Build a Histogram of the Data Distribution: A histogram shows the frequency of data values across different ranges. By plotting the number of records within each range, we can understand where the data is dense (i.e., where many records fall within a small range) and where it is sparse (i.e., where few records exist within a large range).
Set Partition Boundaries Based on Frequency: Using the histogram, we divide the dataset into partitions such that each partition contains a similar number of records. This approach dynamically adapts to the data distribution, assigning narrower ranges to dense data areas and broader ranges to sparse areas.
Assign Partitions to Disks/Nodes: Once partitions are defined, they can be assigned to different disks or nodes. Each partition now represents a balanced subset of records, regardless of how skewed the original data was.

Example of Histogram-Based Partitioning

Consider a scenario with 1 million sales records in a database, with each record having a sale amount attribute. Let's assume we want to partition these records across 4 disks to balance the load.

Step 1: Analyze Data Distribution A simple histogram analysis reveals the following distribution of sale amounts:
- $0–$ 50: 600,000 records
- $50–$ 200: 300,000 records
- $200–$ 500: 80,000 records
- $500+: 20,000 records Here, most records fall in the$ 0– $50 range, while higher ranges (like$ 500+) contain far fewer records.
Step 2: Define Partition Boundaries Based on Distribution Using histogram-based partitioning, we can create partitions that reflect this distribution instead of using fixed ranges. Since we have 4 disks, we aim to divide the data into four partitions, each containing about 250,000 records:
- Partition 1 (Disk 0): $0–$ 20 (250,000 records) We choose a smaller range because the density is very high in the lower range of $0–$ 50.
- Partition 2 (Disk 1): $20–$ 50 (250,000 records) Another dense range, so we keep it small to balance the number of records.
- Partition 3 (Disk 2): $50–$ 200 (300,000 records) This range is less dense than the previous one, so we can allow a wider range.
- Partition 4 (Disk 3): $200+ (200,000 records) Since the data above$ 200 is sparse, we group all records above this value into a single partition.
Step 3: Partition Allocation Now that each partition has approximately 250,000 records, we can assign them to the four disks. This allocation ensures that each disk has a similar load, despite the data skew.
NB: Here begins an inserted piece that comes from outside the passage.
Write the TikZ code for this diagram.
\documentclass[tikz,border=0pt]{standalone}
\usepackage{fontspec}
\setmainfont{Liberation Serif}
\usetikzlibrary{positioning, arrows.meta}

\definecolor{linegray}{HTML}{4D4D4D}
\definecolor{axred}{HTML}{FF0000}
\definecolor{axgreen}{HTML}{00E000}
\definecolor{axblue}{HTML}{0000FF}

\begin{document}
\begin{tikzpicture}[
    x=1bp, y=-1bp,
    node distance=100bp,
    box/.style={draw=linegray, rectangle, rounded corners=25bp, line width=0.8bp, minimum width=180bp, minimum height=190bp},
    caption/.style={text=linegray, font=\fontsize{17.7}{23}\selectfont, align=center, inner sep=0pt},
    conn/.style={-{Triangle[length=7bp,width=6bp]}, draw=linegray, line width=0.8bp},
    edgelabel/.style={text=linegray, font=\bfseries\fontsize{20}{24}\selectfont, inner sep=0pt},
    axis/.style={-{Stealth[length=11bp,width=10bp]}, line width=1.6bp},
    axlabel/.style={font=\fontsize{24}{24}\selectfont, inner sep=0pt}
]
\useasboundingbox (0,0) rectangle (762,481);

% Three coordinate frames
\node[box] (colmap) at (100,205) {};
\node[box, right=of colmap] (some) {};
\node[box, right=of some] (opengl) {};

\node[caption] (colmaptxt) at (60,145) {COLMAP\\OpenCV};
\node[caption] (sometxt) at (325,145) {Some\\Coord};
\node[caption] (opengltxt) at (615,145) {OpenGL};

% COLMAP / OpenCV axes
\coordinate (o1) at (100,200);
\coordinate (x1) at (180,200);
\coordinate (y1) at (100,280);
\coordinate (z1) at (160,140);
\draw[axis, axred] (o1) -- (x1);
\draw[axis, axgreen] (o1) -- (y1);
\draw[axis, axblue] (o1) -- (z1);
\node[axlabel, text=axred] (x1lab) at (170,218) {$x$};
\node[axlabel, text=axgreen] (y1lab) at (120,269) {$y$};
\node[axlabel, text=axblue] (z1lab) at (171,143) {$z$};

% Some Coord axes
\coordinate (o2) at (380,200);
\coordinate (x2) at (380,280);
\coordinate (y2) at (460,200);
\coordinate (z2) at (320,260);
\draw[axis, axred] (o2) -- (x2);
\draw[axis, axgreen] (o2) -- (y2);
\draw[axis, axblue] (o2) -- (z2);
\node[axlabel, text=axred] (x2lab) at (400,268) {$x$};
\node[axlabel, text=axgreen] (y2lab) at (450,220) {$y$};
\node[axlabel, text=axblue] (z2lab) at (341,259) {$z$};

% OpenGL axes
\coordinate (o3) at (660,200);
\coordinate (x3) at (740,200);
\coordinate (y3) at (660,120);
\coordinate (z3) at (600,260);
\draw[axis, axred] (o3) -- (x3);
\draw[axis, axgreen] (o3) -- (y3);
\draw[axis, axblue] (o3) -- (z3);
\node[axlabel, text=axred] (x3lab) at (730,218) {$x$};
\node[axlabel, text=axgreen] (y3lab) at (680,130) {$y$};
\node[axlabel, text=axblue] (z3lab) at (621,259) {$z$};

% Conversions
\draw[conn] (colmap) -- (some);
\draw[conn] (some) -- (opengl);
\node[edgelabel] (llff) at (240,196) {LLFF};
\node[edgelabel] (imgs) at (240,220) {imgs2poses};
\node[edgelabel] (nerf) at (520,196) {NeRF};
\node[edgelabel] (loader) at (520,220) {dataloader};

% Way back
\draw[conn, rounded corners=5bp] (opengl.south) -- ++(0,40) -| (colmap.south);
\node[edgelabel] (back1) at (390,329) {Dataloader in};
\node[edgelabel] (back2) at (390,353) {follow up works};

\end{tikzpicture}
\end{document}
Advantages of Histogram-Based Partitioning

Balances Load Even with Skewed Data: By adapting partition boundaries to data density, this method balances partitions more effectively than traditional range partitioning.
Efficient Use of Resources: Since each partition holds roughly the same number of records, resource utilization is more efficient across all nodes or disks.
Scalable: This method can be applied to large datasets and adjusted as data distribution changes over time.

Virtual Processor Partitioning

Virtual Processor Partitioning is a technique commonly used in distributed systems, virtualization, and multi-threaded environments to optimize how computational resources (specifically processor cores) are allocated to different tasks or workloads. This approach is especially relevant in systems where physical processors (cores) are shared across multiple virtual processors or threads, such as in cloud environments, virtual machines, or multi-core processors.
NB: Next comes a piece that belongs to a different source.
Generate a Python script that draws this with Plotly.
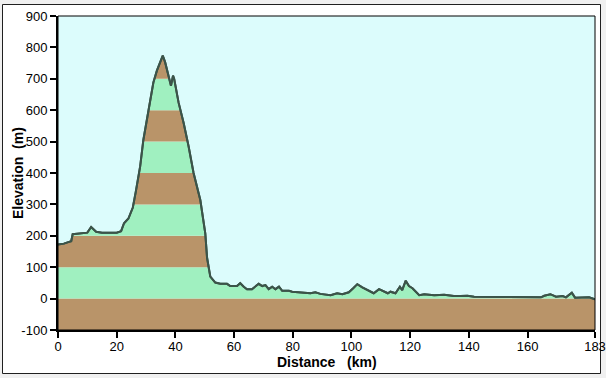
import plotly.graph_objects as go

distance_km = [0, 2, 3.5, 4.5, 5, 10, 11.3, 13, 15, 20, 21.5, 22.5, 24, 25.5, 26.5,
               28, 29.1, 30.3, 31.4, 32.5, 33.7, 34.8, 35.7, 36.5, 37.7, 38.5, 39.2, 39.6,
               41.1, 42.8, 44.5, 46.2, 48.5, 50.2, 50.8, 51.9, 53.6, 55.3, 57.6, 58.7, 61,
               62.1, 63.3, 64.4, 66.1, 67.3, 68.4, 69.6, 70.7, 71.8, 73, 74.1, 75.3, 76.4,
               78.7, 79.8, 82.6, 86, 87.7, 89.4, 92.9, 95.1, 96.9, 99.1, 100.6, 102, 103.7,
               105.4, 107.6, 109.4, 111.1, 112.4, 113.3, 115, 116.5, 117.3, 118.5, 119.6,
               120.8, 123.1, 124.8, 128.2, 131.6, 134.9, 137.2, 139.5, 141.8, 150.9, 154.3,
               164.6, 165.7, 167.8, 169.7, 172, 173.1, 175.1, 176.2, 178.8, 181, 183]
elevation_m = [172, 175, 180, 183, 205, 210, 228, 213, 210, 210, 215, 240, 255, 290, 340,
               421, 506, 571, 635, 688, 726, 753, 774, 753, 704, 678, 710, 699,
               624, 560, 485, 400, 314, 207, 130, 70, 51, 47, 47, 40, 40,
               49, 38, 30, 30, 38, 47, 40, 43, 30, 38, 30, 38, 25,
               25, 22, 20, 17, 20, 15, 11, 17, 14, 20, 33, 46, 36,
               27, 17, 30, 22, 17, 22, 17, 38, 27, 57, 40,
               33, 11, 14, 11, 12, 8, 8, 9, 6, 6, 4,
               4, 9, 14, 6, 8, 4, 19, 3, 3, 4, -2]

y_ticks = [-100, 0, 100, 200, 300, 400, 500, 600, 700, 800, 900]
x_ticks = [0, 20, 40, 60, 80, 100, 120, 140, 160, 183]

BROWN = "#B99469"
GREEN = "#A0F0C0"
SKY = "#DCFCFC"
LINE = "#3B5449"

x_min, x_max = 0, 183
y_min, y_max = -100, 900

fig = go.Figure()

# profile line
fig.add_trace(go.Scatter(x=distance_km, y=elevation_m, mode="lines",
                         line=dict(color=LINE, width=2), hoverinfo="skip",
                         showlegend=False))
# sky above the profile
fig.add_trace(go.Scatter(x=distance_km, y=[y_max] * len(distance_km), mode="lines",
                         line=dict(width=0, color=SKY), fill="tonexty",
                         fillcolor=SKY, hoverinfo="skip", showlegend=False))
# redraw line on top
fig.add_trace(go.Scatter(x=distance_km, y=elevation_m, mode="lines",
                         line=dict(color=LINE, width=2), hoverinfo="skip",
                         showlegend=False))

shapes = []
L, R, T, B = 58, 595, 16, 330
W, H = R - L, B - T
def px(p):
    return (p - L) / W
def py(p):
    return (B - p) / H
# outer white panel with border
shapes.append(dict(type="rect", xref="paper", yref="paper",
                   x0=px(2.5), x1=px(600.5), y0=py(373.5), y1=py(4.5),
                   fillcolor="white", line=dict(color="#202020", width=1),
                   layer="below"))
# elevation bands
for i in range(len(y_ticks) - 1):
    shapes.append(dict(type="rect", xref="x", yref="y",
                       x0=x_min, x1=x_max, y0=y_ticks[i], y1=y_ticks[i + 1],
                       fillcolor=BROWN if i % 2 == 0 else GREEN,
                       line=dict(width=0), layer="below"))
# thin frame around plot area
shapes.append(dict(type="rect", xref="paper", yref="paper", x0=0, x1=1, y0=0, y1=1,
                   line=dict(color="black", width=1), layer="above"))

font_ticks = dict(family="Liberation Sans, Arial, sans-serif", size=13, color="black")
font_title = dict(family="Liberation Sans, Arial, sans-serif", size=14, color="black")

annotations = [
    dict(text="<b>Distance\u00a0\u00a0\u00a0(km)</b>", xref="paper", yref="paper",
         x=px(327), y=py(362), xanchor="center", yanchor="middle",
         showarrow=False, font=font_title),
    dict(text="<b>Elevation\u00a0\u00a0(m)</b>", xref="paper", yref="paper",
         x=px(18), y=py(173), xanchor="center", yanchor="middle", textangle=-90,
         showarrow=False, font=font_title),
]

fig.update_layout(
    width=606, height=378,
    margin=dict(l=L, r=606 - R, t=T, b=378 - B, autoexpand=False),
    paper_bgcolor="#F0F0F0", plot_bgcolor=SKY,
    shapes=shapes, annotations=annotations,
    showlegend=False,
    xaxis=dict(range=[x_min, x_max], tickvals=x_ticks, ticktext=[str(v) for v in x_ticks],
               automargin=False,
               showgrid=False, zeroline=False, showline=True, linecolor="black",
               linewidth=2, ticks="outside", ticklen=6, tickwidth=2, tickcolor="black",
               tickfont=font_ticks, ticklabelstandoff=-3),
    yaxis=dict(range=[y_min, y_max], tickvals=y_ticks, ticktext=[str(v) for v in y_ticks],
               automargin=False,
               showgrid=False, zeroline=False, showline=True, linecolor="black",
               linewidth=2, ticks="outside", ticklen=6, tickwidth=2, tickcolor="black",
               tickfont=font_ticks),
)

fig.write_html("out.html", config={"displayModeBar": False},
               post_script="document.body.style.margin='0';document.body.style.overflow='hidden';")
Key Concepts in Virtual Processor Partitioning

Virtual Processors: Virtual processors are logical representations of physical processors (or cores) that a system’s operating system or hypervisor allocates to different workloads. In virtualized environments, these virtual processors are distributed among different virtual machines (VMs) or containers, each receiving a portion of the host system's physical processing power.

Partitioning of Processor Resources: Partitioning involves dividing available processing resources into smaller units and assigning them to various virtual processors. This is done to:

Ensure that each task, virtual machine, or container has access to adequate processing power.
Improve system performance by balancing workloads and minimizing idle processor time.
Allow for isolated execution of tasks, improving security and stability by preventing one task from interfering with another.

Hypervisor Role: In virtualized environments, a hypervisor (e.g., VMware ESXi, Microsoft Hyper-V, KVM) manages the allocation of physical processor resources to virtual processors. It determines how and when virtual processors access physical CPUs based on factors like workload demand, system load, and configured resource limits.

Steps for Handling Skew with Virtual Processor Partitioning

Create a Large Number of Partitions:
- To handle skew effectively, we create a large number of virtual partitions—typically 10 to 20 times the number of physical processors.
- For example, if a system has 4 physical processors, we would create around 40 to 80 virtual partitions.
- By having many small partitions, we can spread out the skewed data across multiple partitions, rather than overloading any single partition or processor.
Assign Virtual Partitions to Physical Processors:
- After creating multiple virtual partitions, they are mapped to the physical processors using one of two methods:
- a. Round-Robin Assignment:
  - Partitions are assigned in a rotating, sequential order across all processors.
  - For example, if there are 4 processors and 40 virtual partitions, each processor receives 10 partitions in a cyclic pattern.
  - This approach ensures an equal number of partitions per processor, regardless of the load or processing cost.
- b. Cost-Based Assignment:
  - Partitions are assigned based on an estimated cost of processing each virtual partition, such as the expected processing time or size of data within each partition.
  - Higher-cost partitions are assigned to different processors to avoid overloading any single processor.
  - This approach takes into account the complexity or volume of data in each partition, balancing the processing time across processors more precisely.
Basic Idea Behind This Technique:
- By creating more partitions than processors, we effectively spread out the skewed data across a larger number of partitions.
- Even if some virtual partitions contain skewed data, the impact of the skew is minimized because the skewed data is distributed over multiple processors.
- For example, if there is a high concentration of records with a specific attribute value, that data may be split across several virtual partitions, and each of these partitions is handled by different processors.